The inquisition in Mexico is among Chuchiak’s main areas of study, which also include research into the Spanish military conquests against the Maya, and the study of the role of the Maya in Spanish colonial defense against European piracy.
Chuchiak’s accomplishments include four published books, two published translations of primary sources in translation, 50 published book chapters or journal articles and more than 100 international and national conference paper presentations and keynote invited lectures.
The public “act of faith,” or auto-de-fé, was a costly public spectacle mandatorily attended by all residents of a major city. The Inquisition intended these spectacles to serve as major educational tools and deterrents to religious dissent.
The people of Mexico were required to fall in line with the teachings of the Catholic church. If they didn’t, they’d be fortunate to bear the public shame of appearing in a public auto-de-fé. The other options were far more grisly punishments for those convicted of false belief, up to and including a death sentence.
“It’s easy to read about points in history, but when people begin to see and feel an event, history and humanities in general come alive,” said Duncan, a special education teacher at Springfield Public Schools.
The idea for this digital humanities project came to Duncan while writing his graduate thesis – under Chuchiak’s direction – of the Spanish Inquisition’s autos-de-fé of that time period. He had a difficult time explaining what the space and concepts of power involved in these events looked like in words.
Users can live the story of a young Jewish woman, Mariana Núñez de Carvajal, who watched her parents get burned alive for practicing Judaism after being forcibly converted to Catholicism. She was later burned at the stake by order of the Mexican Inquisition for the same transgression.
It’s the chance to live in a virtual world as a member of an oppressed class, a middle class, and even those in positions of power – tens of thousands more characters will be developed as options for future viewers – that will drive the point home to students.

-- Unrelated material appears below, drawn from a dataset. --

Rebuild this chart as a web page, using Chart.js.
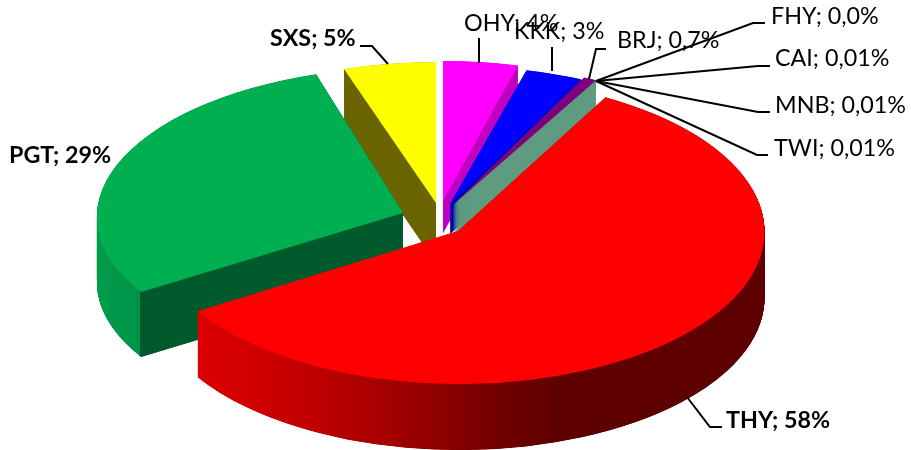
<!DOCTYPE html>
<html><head><meta charset="utf-8">
<style>html,body{margin:0;padding:0;background:#fff}#w{width:911px;height:450px;position:relative}</style>
<script src="https://cdn.jsdelivr.net/npm/chart.js@4"></script>
</head><body><div id="w"><canvas id="c" width="911" height="450"></canvas></div>
<script>
const categories=['OHY','KKK','BRJ','FHY','CAI','MNB','TWI','THY','PGT','SXS'];
const shares=[4,3,0.7,0,0.01,0.01,0.01,58,29,5];
const shareText=['4%','3%','0,7%','0,0%','0,01%','0,01%','0,01%','58%','29%','5%'];
const topColors=['#FF00FF','#0000FF','#7F007F','#5F9B80','#5F9B80','#5F9B80','#5F9B80','#FF0000','#00B050','#FFFF00'];
// placement of each exploded slice on the tilted plane: apex x,y, radii x,y, wall depth, x-shear, y-shear
const place={
 OHY:[443,201,300,140,32,0,0],KKK:[450,204,307,138,30,0,0],BRJ:[453,205,307,141,34,0,0],
 FHY:[453,205,307,141,0,0,0],CAI:[453,205,307,141,0,0,0],MNB:[453,205,307,141,0,0,0],TWI:[453,205,307,141,0,0,0],
 THY:[458,231,306.5,153,66,-0.03,0.01],PGT:[403,213,306,146,65,-0.057,0],SXS:[436,203,297,141,60,0,0]};
// wall colours as [x, colour] stops
const walls={
 OHY:[[0,'#C000C0'],[1,'#C000C0']],KKK:[[0,'#0000B0'],[1,'#0000B0']],BRJ:[[0,'#5F9B80'],[1,'#5F9B80']],
 SXS:[[0,'#6B6500'],[1,'#6B6500']],
 PGT:[[98,'#009C4A'],[140,'#00934A'],[140.5,'#005A2C'],[403,'#005A2C']],
 THY:[[197,'#DD0000'],[300,'#C40000'],[400,'#A00000'],[490,'#750000'],[560,'#5E0000'],[765,'#5E0000']]};
const drawOrder=['SXS','OHY','KKK','FHY','CAI','MNB','TWI','BRJ','PGT','THY'];
const labelSpots={
 OHY:[464,23,false,[[479,38],[479,63]]],
 KKK:[514,31,false,[[552,47],[552,71]]],
 BRJ:[617,40,false,[[606,49],[596,49],[589,79]]],
 FHY:[771,16,false,[[765,23],[753,23],[596,81]]],
 CAI:[775,58,false,[[770,66],[758,66],[596,81]]],
 MNB:[775,105,false,[[770,112],[758,112],[596,81]]],
 TWI:[774,148,false,[[768,155],[757,155],[596,81]]],
 THY:[726,420,true,[[722,427],[710,427],[687,397]]],
 PGT:[9,155,true,[]],
 SXS:[270,38,true,[[360,46],[372,46],[388,64]]]};

const pie3d={id:'pie3d',
 beforeDatasetsDraw(chart){
  const ctx=chart.ctx,arcs=chart.getDatasetMeta(0).data;
  drawOrder.forEach(name=>{
   const i=categories.indexOf(name),arc=arcs[i];
   if(!arc.circumference&&!shares[i])return;
   const [cx,cy,rx,ry,depth,shear,yshear]=place[name],R=arc.outerRadius,sx=rx/R,sy=ry/R;
   const paint=(dy,fill)=>{
    ctx.save();
    ctx.translate(cx,cy+dy);
    ctx.transform(1,yshear,shear,1,0,0);
    ctx.scale(sx,sy);
    ctx.translate(-arc.x,-arc.y);
    arc.options.backgroundColor=fill;
    arc.draw(ctx);
    ctx.restore();
   };
   if(walls[name]&&depth){
    const st=walls[name];let grad;
    if(st[st.length-1][0]>1){
     // gradient vector chosen so that, after the slice transform, colour varies with canvas x only
     const n=sx*sx+shear*shear*sy*sy;
     const pt=X=>{const t=(X-cx)/n;return [arc.x+t*sx,arc.y+t*shear*sy];};
     const a=st[0][0],b=st[st.length-1][0],p0=pt(a),p1=pt(b);
     grad=ctx.createLinearGradient(p0[0],p0[1],p1[0],p1[1]);
     st.forEach(s=>grad.addColorStop((s[0]-a)/(b-a),s[1]));
    }else grad=st[0][1];
    for(let d=depth;d>0;d-=0.25)paint(d,grad);
   }
   paint(0,topColors[i]);
  });
  return false;
 },
 afterDraw(chart){
  const ctx=chart.ctx;
  ctx.save();
  ctx.strokeStyle='#000';ctx.lineWidth=2;ctx.fillStyle='#000';ctx.textBaseline='middle';ctx.textAlign='left';
  categories.forEach((name,i)=>{
   const [x,y,bold,path]=labelSpots[name];
   if(path.length){ctx.beginPath();path.forEach((p,k)=>k?ctx.lineTo(p[0],p[1]):ctx.moveTo(p[0],p[1]));ctx.stroke();}
   ctx.font=(bold?'700 ':'400 ')+'23.3px Lato, sans-serif';
   ctx.fillText(name+'; '+shareText[i],x,y);
  });
  ctx.restore();
 }};

new Chart(document.getElementById('c'),{
 type:'pie',
 data:{labels:categories,datasets:[{data:shares,backgroundColor:topColors,borderWidth:0,radius:300}]},
 options:{responsive:false,animation:false,rotation:0,layout:{padding:0},
  plugins:{legend:{display:false},tooltip:{enabled:false},title:{display:false}}},
 plugins:[pie3d]});
</script></body></html>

Users will experience the sights and sounds of the terrifying event of an Inquisitorial auto-de-fé with sensory vibrations. Scornful public observers throw items at the oppressed characters, who walk dressed in the ceremonial garments of shame, known as the Sanbenitos, that the inquisitors forced them to wear.
The project team includes 15 members, featuring top subject area experts from universities from the U.S. and Mexico. The group includes Missouri State faculty Vonda Yarberry and Colby Jennings, who serve as electronic arts consultants and advisers.
Digital Auto-de-Fé has expanded to the grants stage, which includes applying for funding through the National Endowment of the Humanities, National Endowment of the Arts and private foundations in the U.S. and Mexico. Just to get started, Chuchiak said, the cost will be about $300,000.
Still, the payoff could be huge.
“Students are going to see how ugly it was when religious intolerance is in play,” Chuchiak said. “We’re at the cusp of a change in the way humanities are going to be taught, and this is part of it. People should know that everyone’s views, religions and cultures are worthy of respect.”